Text Variables

Tables of contents aren’t the only InDesign feature to extract content based on the styles applied to it. Text variables can be a convenient way to repeat or reference text that uses a paragraph or character style. Much of what you see along the tops of pages in the print edition of this book uses text variables to remind you of which chapter you’re reading (at the top of left-hand pages) and which topic (on right-hand pages).

Variables can also be a way to insert document data, like date and time of the most recent edit or output. And they can be used to extract and render metadata from placed images for captions. As in so much, there is good news and bad with this feature.

Chapter Numbers

When using the Book feature (discussed at the beginning of this chapter), you can inform each document which chapter it is or to begin automatic chapter numbering. To display the number, we insert a text variable: right-click and choose Insert Variable > Chapter Number. The chapter number will display in the same style as the text around it. Here is this chapter’s number: 7. (Yes, that “7” is a variable. I used the Book feature to set the first chapter of the Compendium section as “1.” This is the seventh.)

Another way to insert variables and, better, to define them, is by going to Type > Text Variables and choosing either Insert Variable or Define…. So I don’t redefine a variable I’m using, I’ll choose Define… and click New…. The settings above produce this:

Compendium Chapter VII (impressed?)

If I put that in a narrow text frame, however, it will look like this:

Warning: Text variables don’t break across lines. I bet you wondered when I’d get to the bad news. If the space available is too narrow, the variable text will get crushed.

If we redefine the variable to be less verbose, it will change everywhere and may fit in narrower quarters. Or I can select the variable, right-click, and choose Convert Variable to Text, and the following will result: it will wrap, but it will no longer update if the chapter number changes.

Captions

Of course, we can create our own captions, but if our images have metadata, we can generate captions that utilize it. Although we go through a different procedure for these, they, too, are text variables.

Metadata is added to images in one of several places. One can do so in Photoshop via the File Info dialog box. In Adobe Bridge or Lightroom, one can use a Metadata panel. For the image above, I added data to the Description and Creator fields. Object > Captions > Caption Setup… allows us to choose which metadata to include and what text should surround it in the caption we’ll later generate.

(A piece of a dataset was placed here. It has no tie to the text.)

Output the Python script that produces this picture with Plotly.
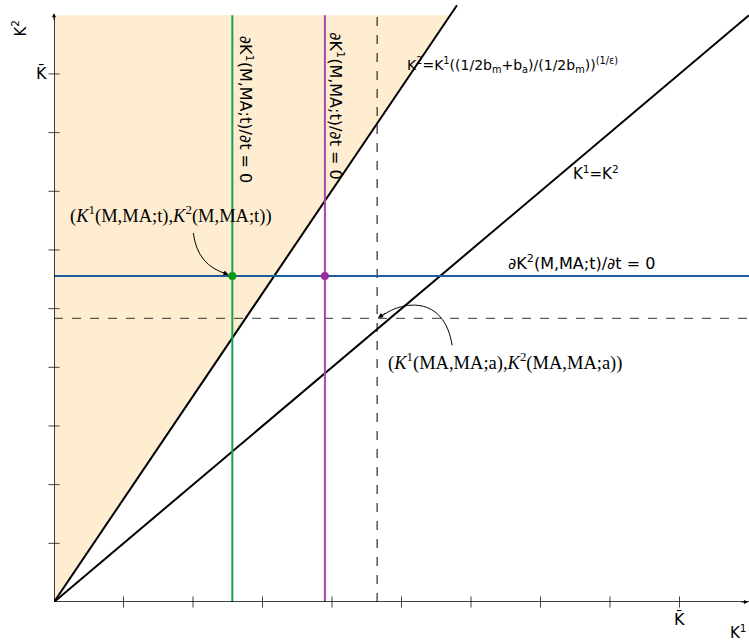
import plotly.graph_objects as go

# ---------------- data ----------------
axis_max = 10.0            # end of both axes (arrow tips)
k_bar = 9                  # position of K-bar on both axes
tick_values = [1, 2, 3, 4, 5, 6, 7, 8, 9]
steep_slope = 1.754        # K2 = K1 * ((1/2bm+ba)/(1/2bm))^(1/eps)
steep_top = 10.17          # the steep line runs off the top
diag_slope = 1.0           # K1 = K2
k1_t_green = 2.566         # dK1(M,MA;t)/dt = 0  (green)
k1_t_purple = 3.898        # dK1(M,MA;t)/dt = 0  (purple)
k2_t = 5.556               # dK2(M,MA;t)/dt = 0  (blue)
k1_a = 4.649               # K1(MA,MA;a) dashed vertical
k2_a = 4.835               # K2(MA,MA;a) dashed horizontal

# ---------------- layout constants ----------------
W, H = 749, 644
ML, MR, MT, MB = 54, 0, 0, 42
x_range = [0, 10.0]
y_range = [0, 10.26]
PW, PH = W - ML - MR, H - MT - MB
sx = PW / (x_range[1] - x_range[0])
sy = PH / (y_range[1] - y_range[0])


def dx(px):
    return px / sx


def dy(py):
    return -py / sy


SANS = "DejaVu Sans"
SERIF = "Liberation Serif"
FILL = "#FEEDD1"
GREEN = "#16A05A"
PURPLE = "#A646B0"
BLUE = "#1F5C9E"

fig = go.Figure()

# shaded region above the steep line
x_fill_top = axis_max / steep_slope
fig.add_shape(type="path",
              path=f"M 0,0 L {x_fill_top},{axis_max} L 0,{axis_max} Z",
              fillcolor=FILL, line=dict(width=0), layer="below")

# dashed guide lines
fig.add_trace(go.Scatter(x=[k1_a, k1_a], y=[0, axis_max], mode="lines",
                         line=dict(color="black", width=1, dash="dash"), hoverinfo="skip"))
fig.add_trace(go.Scatter(x=[0, axis_max], y=[k2_a, k2_a], mode="lines",
                         line=dict(color="#333", width=1, dash="dash"), hoverinfo="skip"))

# steep line and 45 degree line
fig.add_trace(go.Scatter(x=[0, steep_top / steep_slope], y=[0, steep_top], mode="lines",
                         line=dict(color="black", width=2), hoverinfo="skip"))
fig.add_trace(go.Scatter(x=[0, axis_max], y=[0, axis_max * diag_slope], mode="lines",
                         line=dict(color="black", width=2), hoverinfo="skip"))

# isoclines
fig.add_trace(go.Scatter(x=[0, axis_max], y=[k2_t, k2_t], mode="lines",
                         line=dict(color=BLUE, width=2), hoverinfo="skip"))
fig.add_trace(go.Scatter(x=[k1_t_green, k1_t_green], y=[0, axis_max], mode="lines",
                         line=dict(color=GREEN, width=2), hoverinfo="skip"))
fig.add_trace(go.Scatter(x=[k1_t_purple, k1_t_purple], y=[0, axis_max], mode="lines",
                         line=dict(color=PURPLE, width=2), hoverinfo="skip"))

# points
fig.add_trace(go.Scatter(x=[k1_t_green], y=[k2_t], mode="markers",
                         marker=dict(color="#0A9A14", size=8), hoverinfo="skip"))
fig.add_trace(go.Scatter(x=[k1_t_purple], y=[k2_t], mode="markers",
                         marker=dict(color="#9A2C9E", size=8), hoverinfo="skip"))

# axes lines
fig.add_shape(type="line", x0=0, y0=0, x1=0, y1=axis_max, line=dict(color="black", width=1.5))
fig.add_shape(type="line", x0=0, y0=0, x1=axis_max, y1=0, line=dict(color="black", width=1.5))
fig.add_annotation(x=0, y=axis_max + dy(-2), ax=0, ay=8, text="", showarrow=True,
                   arrowhead=2, arrowsize=0.8, arrowwidth=1, arrowcolor="black")
fig.add_annotation(x=axis_max - dx(1), y=0, ax=-8, ay=0, text="", showarrow=True,
                   arrowhead=2, arrowsize=0.8, arrowwidth=1, arrowcolor="black")

# tick marks crossing the axes
fig.add_trace(go.Scatter(x=tick_values, y=[0] * len(tick_values), mode="markers",
                         marker=dict(symbol="line-ns", size=8, line=dict(width=1, color="#444")),
                         hoverinfo="skip", cliponaxis=False))
fig.add_trace(go.Scatter(x=[0] * len(tick_values), y=tick_values, mode="markers",
                         marker=dict(symbol="line-ew", size=8, line=dict(width=1, color="#444")),
                         hoverinfo="skip", cliponaxis=False))

# axis labels (in the margins -> paper references)
fig.add_annotation(xref="paper", yref="paper", x=-46 / PW, y=1 - 18 / PH,
                   text="K<sup>2</sup>", showarrow=False, textangle=-90,
                   font=dict(family=SANS, size=15, color="black"))
fig.add_annotation(xref="paper", yref="y", x=-5 / PW, y=k_bar, text="K\u0304",
                   showarrow=False, xanchor="right",
                   font=dict(family=SANS, size=16, color="black"))
fig.add_annotation(xref="x", yref="paper", x=k_bar, y=-29 / PH, text="K\u0304",
                   showarrow=False, font=dict(family=SANS, size=16, color="black"))
fig.add_annotation(xref="paper", yref="paper", x=1.0, y=-42 / PH, text="K<sup>1</sup>",
                   showarrow=False, xanchor="right",
                   font=dict(family=SANS, size=15, color="black"))

# line labels
fig.add_annotation(x=k1_t_green + dx(14), y=8.40,
                   text="\u2202K<sup>1</sup>(M,MA;t)/\u2202t = 0", showarrow=False, textangle=90,
                   font=dict(family=SANS, size=16, color="black"))
fig.add_annotation(x=k1_t_purple + dx(12), y=8.45,
                   text="\u2202K<sup>1</sup>(M,MA;t)/\u2202t = 0", showarrow=False, textangle=90,
                   font=dict(family=SANS, size=16, color="black"))
fig.add_annotation(x=5.045, y=9.15,
                   text="K<sup>2</sup>=K<sup>1</sup>((1/2b<sub>m</sub>+b<sub>a</sub>)/(1/2b<sub>m</sub>))<sup>(1/\u03b5)</sup>",
                   showarrow=False, xanchor="left",
                   font=dict(family=SANS, size=14, color="black"))
fig.add_annotation(x=7.44, y=7.31, text="K<sup>1</sup>=K<sup>2</sup>", showarrow=False,
                   xanchor="left", font=dict(family=SANS, size=15, color="black"))
fig.add_annotation(x=8.67, y=k2_t + dy(-14), text="\u2202K<sup>2</sup>(M,MA;t)/\u2202t = 0",
                   showarrow=False, xanchor="right", font=dict(family=SANS, size=16, color="black"))

# point labels (serif)
fig.add_annotation(x=0.197, y=6.60,
                   text="(<i>K</i><sup>1</sup>(M,MA;t),<i>K</i><sup>2</sup>(M,MA;t))",
                   showarrow=False, xanchor="left", font=dict(family=SERIF, size=18.5, color="black"))
fig.add_annotation(x=4.78, y=4.10,
                   text="(<i>K</i><sup>1</sup>(MA,MA;a),<i>K</i><sup>2</sup>(MA,MA;a))",
                   showarrow=False, xanchor="left", font=dict(family=SERIF, size=18.5, color="black"))

# curved arrow 1 -> green point
tx, ty = k1_t_green, k2_t
p0 = (tx + dx(-39), ty + dy(-43))
c1 = (tx + dx(-35), ty + dy(-10))
p1 = (tx + dx(-5), ty + dy(-2))
fig.add_shape(type="path", path=f"M {p0[0]},{p0[1]} Q {c1[0]},{c1[1]} {p1[0]},{p1[1]}",
              line=dict(color="black", width=1))
fig.add_annotation(x=tx, y=ty, ax=-11, ay=-4, text="", showarrow=True, standoff=4,
                   arrowhead=2, arrowsize=1, arrowwidth=1, arrowcolor="black")

# curved arrow 2 -> dashed intersection
tx, ty = k1_a, k2_a
q0 = (tx + dx(75), ty + dy(27))
q1 = (tx + dx(67), ty + dy(-24))
q2 = (tx + dx(24), ty + dy(-18))
q3 = (tx + dx(3), ty + dy(-1))
fig.add_shape(type="path",
              path=f"M {q0[0]},{q0[1]} C {q1[0]},{q1[1]} {q2[0]},{q2[1]} {q3[0]},{q3[1]}",
              line=dict(color="black", width=1))
fig.add_annotation(x=tx, y=ty, ax=10, ay=-6, text="", showarrow=True, standoff=1,
                   arrowhead=2, arrowsize=1, arrowwidth=1, arrowcolor="black")

fig.update_layout(
    width=W, height=H,
    margin=dict(l=ML, r=MR, t=MT, b=MB, pad=0),
    plot_bgcolor="white", paper_bgcolor="white",
    showlegend=False,
    xaxis=dict(range=x_range, showgrid=False, zeroline=False, showticklabels=False,
               showline=False, ticks=""),
    yaxis=dict(range=y_range, showgrid=False, zeroline=False, showticklabels=False,
               showline=False, ticks=""),
)

fig.write_html("out.html")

To make the caption, I right-clicked a selected image and at first chose Captions > Generate Live Caption. The first problem was that InDesign didn’t read the Creator metadata. To force it to do so, I had to choose Author in the Caption Setup dialog—an obvious (and long-lived) bug.

Then I saw the result: the description was crushed on one line. If all my captions are very short, this may not be an issue. If a linked image’s metadata changes, the caption will automatically change as well. But few captions are short enough, and metadata like this doesn’t often change. So I used Undo, and this time right-clicked and chose Captions > Generate Static Caption. Static Captions are not variables, thus they are not linked to their source nor do they get crushed when the space is too narrow. Once these are generated, they’re just text.

Running Headers

These text variables are among the most useful. If you’re reading this in print, you’ll see a running header at the top of each page of this spread. One of them reads “Text Variables.” That one “sees” the last use of a particular paragraph style, which decorates the large header earlier in the text announcing this topic. Here’s it’s definition:

Using Type > Text Variables > Define…, I clicked the New button. I usually name a variable after the style to which it refers. I chose “topic title” and selected Running Header (Paragraph Style) as the Type. I have almost never used the character style variant. I’m sure it’s lovely.

For a running header, we are usually referring to a topic that is ongoing, and so we want the most recent use of it. Thus, I chose Last on Page for Use. We can choose a wide variety of special characters to automatically be added before or after the text we’re grabbing, or we may type into the Text Before or Text After fields. InDesign even supplies a thoughtful way to remove punctuation or change the case of the text.

To insert the variable, we locate our cursor in a text frame (for running headers, this is usually on a master page, and often near the Current Page Number marker), right-click, and choose Insert Variable > [name of variable].

Warning: Yes, another bug! When you change the text to which a variable refers, you’ll have to force the page to redraw. Simply zooming out and in again will do it. Otherwise, it appears that the variable is not updating.